**Directions**
Transcribe all of the material exactly, except for its pictures.

**Recorded data**
○ ○ ○ ○ ○

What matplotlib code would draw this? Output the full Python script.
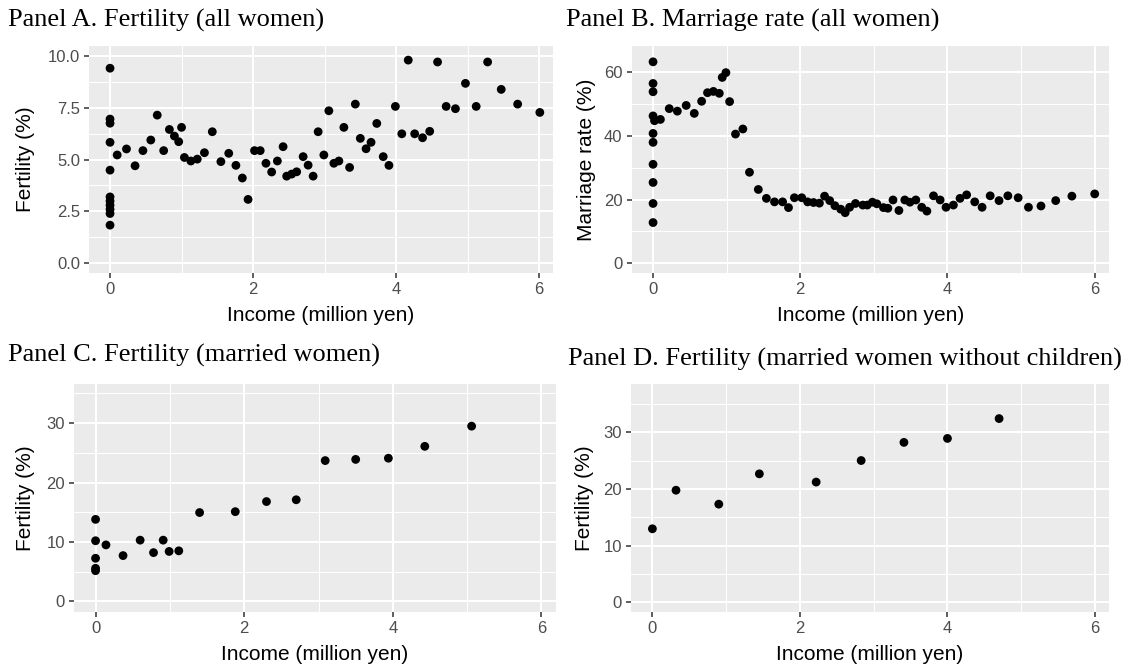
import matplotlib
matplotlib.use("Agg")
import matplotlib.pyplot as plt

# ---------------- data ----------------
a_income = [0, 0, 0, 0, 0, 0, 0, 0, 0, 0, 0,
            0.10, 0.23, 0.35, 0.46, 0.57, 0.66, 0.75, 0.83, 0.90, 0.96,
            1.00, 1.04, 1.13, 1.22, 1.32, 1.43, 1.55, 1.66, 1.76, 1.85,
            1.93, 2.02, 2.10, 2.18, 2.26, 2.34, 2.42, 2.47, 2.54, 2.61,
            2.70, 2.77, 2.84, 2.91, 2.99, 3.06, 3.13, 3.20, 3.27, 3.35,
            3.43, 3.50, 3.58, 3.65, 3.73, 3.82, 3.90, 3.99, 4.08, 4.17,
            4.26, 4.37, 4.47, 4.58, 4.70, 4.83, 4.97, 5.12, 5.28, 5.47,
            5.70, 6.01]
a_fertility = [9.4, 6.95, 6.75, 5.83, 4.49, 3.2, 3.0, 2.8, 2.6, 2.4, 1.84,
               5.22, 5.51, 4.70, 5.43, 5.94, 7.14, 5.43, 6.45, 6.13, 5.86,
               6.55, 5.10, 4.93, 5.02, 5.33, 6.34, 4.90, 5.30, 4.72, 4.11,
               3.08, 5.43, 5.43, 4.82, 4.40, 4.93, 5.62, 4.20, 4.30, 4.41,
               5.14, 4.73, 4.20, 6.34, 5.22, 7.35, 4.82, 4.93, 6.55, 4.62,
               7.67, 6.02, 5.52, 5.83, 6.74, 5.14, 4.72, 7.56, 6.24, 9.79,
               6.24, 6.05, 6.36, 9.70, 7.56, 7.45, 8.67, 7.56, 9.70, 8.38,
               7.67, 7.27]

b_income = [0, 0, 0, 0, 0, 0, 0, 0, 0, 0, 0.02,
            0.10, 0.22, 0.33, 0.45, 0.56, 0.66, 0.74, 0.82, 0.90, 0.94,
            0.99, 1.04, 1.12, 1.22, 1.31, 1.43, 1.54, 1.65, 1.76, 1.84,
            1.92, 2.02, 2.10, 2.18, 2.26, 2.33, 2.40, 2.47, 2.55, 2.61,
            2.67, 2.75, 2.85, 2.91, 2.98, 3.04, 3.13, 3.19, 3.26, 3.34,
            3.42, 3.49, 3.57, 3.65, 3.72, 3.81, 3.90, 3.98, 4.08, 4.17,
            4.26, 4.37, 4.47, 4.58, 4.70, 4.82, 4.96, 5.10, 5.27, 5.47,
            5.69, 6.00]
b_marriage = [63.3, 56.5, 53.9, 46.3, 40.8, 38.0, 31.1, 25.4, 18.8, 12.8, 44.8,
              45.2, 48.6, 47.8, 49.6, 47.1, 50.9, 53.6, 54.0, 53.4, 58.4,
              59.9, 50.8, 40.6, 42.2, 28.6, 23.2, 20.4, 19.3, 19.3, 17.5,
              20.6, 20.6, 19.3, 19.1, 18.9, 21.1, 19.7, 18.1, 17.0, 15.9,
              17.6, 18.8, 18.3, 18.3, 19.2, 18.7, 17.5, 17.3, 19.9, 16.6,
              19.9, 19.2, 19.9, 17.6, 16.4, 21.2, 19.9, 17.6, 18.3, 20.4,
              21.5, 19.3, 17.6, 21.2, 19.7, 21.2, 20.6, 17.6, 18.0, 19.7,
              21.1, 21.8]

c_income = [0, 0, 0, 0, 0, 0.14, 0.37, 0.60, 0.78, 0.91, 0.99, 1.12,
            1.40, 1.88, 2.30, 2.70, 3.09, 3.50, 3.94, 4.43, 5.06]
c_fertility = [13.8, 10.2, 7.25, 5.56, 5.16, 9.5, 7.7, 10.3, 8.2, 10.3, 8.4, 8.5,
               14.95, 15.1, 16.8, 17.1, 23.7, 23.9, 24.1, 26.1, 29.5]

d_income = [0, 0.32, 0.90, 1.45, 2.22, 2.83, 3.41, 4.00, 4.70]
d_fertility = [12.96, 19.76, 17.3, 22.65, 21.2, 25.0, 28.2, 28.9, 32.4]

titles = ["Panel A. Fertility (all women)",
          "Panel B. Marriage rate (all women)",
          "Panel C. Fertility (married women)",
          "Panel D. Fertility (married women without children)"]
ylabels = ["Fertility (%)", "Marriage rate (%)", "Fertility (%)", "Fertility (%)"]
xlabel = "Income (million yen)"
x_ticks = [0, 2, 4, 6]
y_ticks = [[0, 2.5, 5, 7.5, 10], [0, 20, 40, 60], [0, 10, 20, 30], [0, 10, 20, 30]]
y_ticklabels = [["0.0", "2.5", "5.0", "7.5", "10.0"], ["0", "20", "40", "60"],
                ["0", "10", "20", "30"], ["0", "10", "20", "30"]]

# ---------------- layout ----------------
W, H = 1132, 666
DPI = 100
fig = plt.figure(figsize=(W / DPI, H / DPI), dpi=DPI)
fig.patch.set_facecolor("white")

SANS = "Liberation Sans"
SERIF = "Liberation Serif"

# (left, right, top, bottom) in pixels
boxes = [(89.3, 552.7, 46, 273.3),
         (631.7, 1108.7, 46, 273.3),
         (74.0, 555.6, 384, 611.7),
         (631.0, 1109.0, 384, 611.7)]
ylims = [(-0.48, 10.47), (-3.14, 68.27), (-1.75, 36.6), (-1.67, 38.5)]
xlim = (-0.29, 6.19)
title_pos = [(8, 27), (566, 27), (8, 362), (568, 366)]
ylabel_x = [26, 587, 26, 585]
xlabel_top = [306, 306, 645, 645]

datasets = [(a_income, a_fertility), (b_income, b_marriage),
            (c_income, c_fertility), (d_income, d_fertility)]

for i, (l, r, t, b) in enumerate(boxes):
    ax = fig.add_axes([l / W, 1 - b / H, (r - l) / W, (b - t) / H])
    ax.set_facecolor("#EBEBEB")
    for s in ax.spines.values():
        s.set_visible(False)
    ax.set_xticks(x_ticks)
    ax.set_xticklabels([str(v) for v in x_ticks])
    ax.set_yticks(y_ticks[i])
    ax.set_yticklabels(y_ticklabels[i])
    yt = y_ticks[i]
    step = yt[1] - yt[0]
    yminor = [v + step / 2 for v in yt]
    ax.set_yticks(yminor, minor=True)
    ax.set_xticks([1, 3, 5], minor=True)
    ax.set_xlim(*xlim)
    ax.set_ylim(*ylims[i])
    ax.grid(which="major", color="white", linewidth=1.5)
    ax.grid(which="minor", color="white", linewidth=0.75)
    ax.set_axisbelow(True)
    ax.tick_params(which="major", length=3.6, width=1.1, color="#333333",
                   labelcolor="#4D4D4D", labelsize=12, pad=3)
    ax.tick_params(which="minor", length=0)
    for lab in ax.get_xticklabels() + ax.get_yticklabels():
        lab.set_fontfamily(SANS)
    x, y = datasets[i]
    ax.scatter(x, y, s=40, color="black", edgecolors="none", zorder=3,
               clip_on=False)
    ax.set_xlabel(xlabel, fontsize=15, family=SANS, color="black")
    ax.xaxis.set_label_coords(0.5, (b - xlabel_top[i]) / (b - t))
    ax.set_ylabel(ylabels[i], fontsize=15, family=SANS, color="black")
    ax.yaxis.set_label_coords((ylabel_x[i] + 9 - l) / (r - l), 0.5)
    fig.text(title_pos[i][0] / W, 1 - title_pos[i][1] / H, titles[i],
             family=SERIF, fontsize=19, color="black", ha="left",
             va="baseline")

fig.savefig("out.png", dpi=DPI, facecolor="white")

○ ○ ○ ○ ○

**Answer to this exercise**
What matplotlib code would draw this? Output the full Python script.
import matplotlib
matplotlib.use("Agg")
import matplotlib.pyplot as plt

# ---------------- data ----------------
a_income = [0, 0, 0, 0, 0, 0, 0, 0, 0, 0, 0,
            0.10, 0.23, 0.35, 0.46, 0.57, 0.66, 0.75, 0.83, 0.90, 0.96,
            1.00, 1.04, 1.13, 1.22, 1.32, 1.43, 1.55, 1.66, 1.76, 1.85,
            1.93, 2.02, 2.10, 2.18, 2.26, 2.34, 2.42, 2.47, 2.54, 2.61,
            2.70, 2.77, 2.84, 2.91, 2.99, 3.06, 3.13, 3.20, 3.27, 3.35,
            3.43, 3.50, 3.58, 3.65, 3.73, 3.82, 3.90, 3.99, 4.08, 4.17,
            4.26, 4.37, 4.47, 4.58, 4.70, 4.83, 4.97, 5.12, 5.28, 5.47,
            5.70, 6.01]
a_fertility = [9.4, 6.95, 6.75, 5.83, 4.49, 3.2, 3.0, 2.8, 2.6, 2.4, 1.84,
               5.22, 5.51, 4.70, 5.43, 5.94, 7.14, 5.43, 6.45, 6.13, 5.86,
               6.55, 5.10, 4.93, 5.02, 5.33, 6.34, 4.90, 5.30, 4.72, 4.11,
               3.08, 5.43, 5.43, 4.82, 4.40, 4.93, 5.62, 4.20, 4.30, 4.41,
               5.14, 4.73, 4.20, 6.34, 5.22, 7.35, 4.82, 4.93, 6.55, 4.62,
               7.67, 6.02, 5.52, 5.83, 6.74, 5.14, 4.72, 7.56, 6.24, 9.79,
               6.24, 6.05, 6.36, 9.70, 7.56, 7.45, 8.67, 7.56, 9.70, 8.38,
               7.67, 7.27]

b_income = [0, 0, 0, 0, 0, 0, 0, 0, 0, 0, 0.02,
            0.10, 0.22, 0.33, 0.45, 0.56, 0.66, 0.74, 0.82, 0.90, 0.94,
            0.99, 1.04, 1.12, 1.22, 1.31, 1.43, 1.54, 1.65, 1.76, 1.84,
            1.92, 2.02, 2.10, 2.18, 2.26, 2.33, 2.40, 2.47, 2.55, 2.61,
            2.67, 2.75, 2.85, 2.91, 2.98, 3.04, 3.13, 3.19, 3.26, 3.34,
            3.42, 3.49, 3.57, 3.65, 3.72, 3.81, 3.90, 3.98, 4.08, 4.17,
            4.26, 4.37, 4.47, 4.58, 4.70, 4.82, 4.96, 5.10, 5.27, 5.47,
            5.69, 6.00]
b_marriage = [63.3, 56.5, 53.9, 46.3, 40.8, 38.0, 31.1, 25.4, 18.8, 12.8, 44.8,
              45.2, 48.6, 47.8, 49.6, 47.1, 50.9, 53.6, 54.0, 53.4, 58.4,
              59.9, 50.8, 40.6, 42.2, 28.6, 23.2, 20.4, 19.3, 19.3, 17.5,
              20.6, 20.6, 19.3, 19.1, 18.9, 21.1, 19.7, 18.1, 17.0, 15.9,
              17.6, 18.8, 18.3, 18.3, 19.2, 18.7, 17.5, 17.3, 19.9, 16.6,
              19.9, 19.2, 19.9, 17.6, 16.4, 21.2, 19.9, 17.6, 18.3, 20.4,
              21.5, 19.3, 17.6, 21.2, 19.7, 21.2, 20.6, 17.6, 18.0, 19.7,
              21.1, 21.8]

c_income = [0, 0, 0, 0, 0, 0.14, 0.37, 0.60, 0.78, 0.91, 0.99, 1.12,
            1.40, 1.88, 2.30, 2.70, 3.09, 3.50, 3.94, 4.43, 5.06]
c_fertility = [13.8, 10.2, 7.25, 5.56, 5.16, 9.5, 7.7, 10.3, 8.2, 10.3, 8.4, 8.5,
               14.95, 15.1, 16.8, 17.1, 23.7, 23.9, 24.1, 26.1, 29.5]

d_income = [0, 0.32, 0.90, 1.45, 2.22, 2.83, 3.41, 4.00, 4.70]
d_fertility = [12.96, 19.76, 17.3, 22.65, 21.2, 25.0, 28.2, 28.9, 32.4]

titles = ["Panel A. Fertility (all women)",
          "Panel B. Marriage rate (all women)",
          "Panel C. Fertility (married women)",
          "Panel D. Fertility (married women without children)"]
ylabels = ["Fertility (%)", "Marriage rate (%)", "Fertility (%)", "Fertility (%)"]
xlabel = "Income (million yen)"
x_ticks = [0, 2, 4, 6]
y_ticks = [[0, 2.5, 5, 7.5, 10], [0, 20, 40, 60], [0, 10, 20, 30], [0, 10, 20, 30]]
y_ticklabels = [["0.0", "2.5", "5.0", "7.5", "10.0"], ["0", "20", "40", "60"],
                ["0", "10", "20", "30"], ["0", "10", "20", "30"]]

# ---------------- layout ----------------
W, H = 1132, 666
DPI = 100
fig = plt.figure(figsize=(W / DPI, H / DPI), dpi=DPI)
fig.patch.set_facecolor("white")

SANS = "Liberation Sans"
SERIF = "Liberation Serif"

# (left, right, top, bottom) in pixels
boxes = [(89.3, 552.7, 46, 273.3),
         (631.7, 1108.7, 46, 273.3),
         (74.0, 555.6, 384, 611.7),
         (631.0, 1109.0, 384, 611.7)]
ylims = [(-0.48, 10.47), (-3.14, 68.27), (-1.75, 36.6), (-1.67, 38.5)]
xlim = (-0.29, 6.19)
title_pos = [(8, 27), (566, 27), (8, 362), (568, 366)]
ylabel_x = [26, 587, 26, 585]
xlabel_top = [306, 306, 645, 645]

datasets = [(a_income, a_fertility), (b_income, b_marriage),
            (c_income, c_fertility), (d_income, d_fertility)]

for i, (l, r, t, b) in enumerate(boxes):
    ax = fig.add_axes([l / W, 1 - b / H, (r - l) / W, (b - t) / H])
    ax.set_facecolor("#EBEBEB")
    for s in ax.spines.values():
        s.set_visible(False)
    ax.set_xticks(x_ticks)
    ax.set_xticklabels([str(v) for v in x_ticks])
    ax.set_yticks(y_ticks[i])
    ax.set_yticklabels(y_ticklabels[i])
    yt = y_ticks[i]
    step = yt[1] - yt[0]
    yminor = [v + step / 2 for v in yt]
    ax.set_yticks(yminor, minor=True)
    ax.set_xticks([1, 3, 5], minor=True)
    ax.set_xlim(*xlim)
    ax.set_ylim(*ylims[i])
    ax.grid(which="major", color="white", linewidth=1.5)
    ax.grid(which="minor", color="white", linewidth=0.75)
    ax.set_axisbelow(True)
    ax.tick_params(which="major", length=3.6, width=1.1, color="#333333",
                   labelcolor="#4D4D4D", labelsize=12, pad=3)
    ax.tick_params(which="minor", length=0)
    for lab in ax.get_xticklabels() + ax.get_yticklabels():
        lab.set_fontfamily(SANS)
    x, y = datasets[i]
    ax.scatter(x, y, s=40, color="black", edgecolors="none", zorder=3,
               clip_on=False)
    ax.set_xlabel(xlabel, fontsize=15, family=SANS, color="black")
    ax.xaxis.set_label_coords(0.5, (b - xlabel_top[i]) / (b - t))
    ax.set_ylabel(ylabels[i], fontsize=15, family=SANS, color="black")
    ax.yaxis.set_label_coords((ylabel_x[i] + 9 - l) / (r - l), 0.5)
    fig.text(title_pos[i][0] / W, 1 - title_pos[i][1] / H, titles[i],
             family=SERIF, fontsize=19, color="black", ha="left",
             va="baseline")

fig.savefig("out.png", dpi=DPI, facecolor="white")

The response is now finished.